MMANOVA: A general multilevel framework for multivariate analysis of variance

TL;DR

This paper introduces MMANOVA, a Bayesian multilevel framework for multivariate analysis of variance that allows flexible covariance criteria, improves computational efficiency, and extends classical ANOVA to complex, multivariate models.

Contribution

It develops a general Bayesian multilevel approach to multivariate ANOVA with flexible covariance criteria and efficient computation, extending classical methods.

Findings

Enables comparison of variability across all sources.

Addresses computational challenges with implicit constraints.
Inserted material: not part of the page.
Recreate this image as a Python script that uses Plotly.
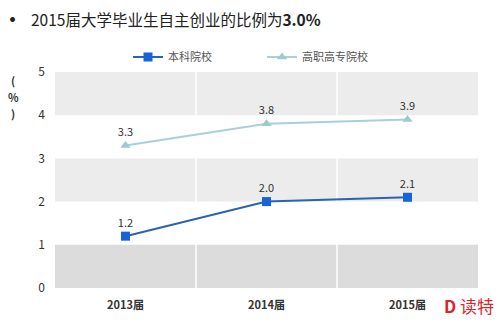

Demonstrates effectiveness through simulations and climate data.

Abstract

Classical analysis of variance requires that model terms be labeled as fixed or random and typically culminate by comparing variability from each batch (factor) to variability from errors; without a standard methodology to assess the magnitude of a batch's variability, to compare variability between batches, nor to consider the uncertainty in this assessment. In this paper we support recent work, placing ANOVA into a general multilevel framework, then refine this through batch level model specifications, and develop it further by extension to the multivariate case. Adopting a Bayesian multilevel model parametrization, with improper batch level prior densities, we derive a method that facilitates comparison across all sources of variability. Whereas classical multivariate ANOVA often utilizes a single covariance criterion, e.g. determinant for Wilks' lambda distribution, the method allows arbitrary covariance criteria to be employed. The proposed method also addresses computation. By introducing implicit batch level constraints, which yield improper priors, the full posterior is efficiently factored, thus alleviating computational demands. For a large class of models, the partitioning mitigates, or even obviates the need for methods such as MCMC. The method is illustrated with simulated examples and an application focusing on climate projections with global climate models.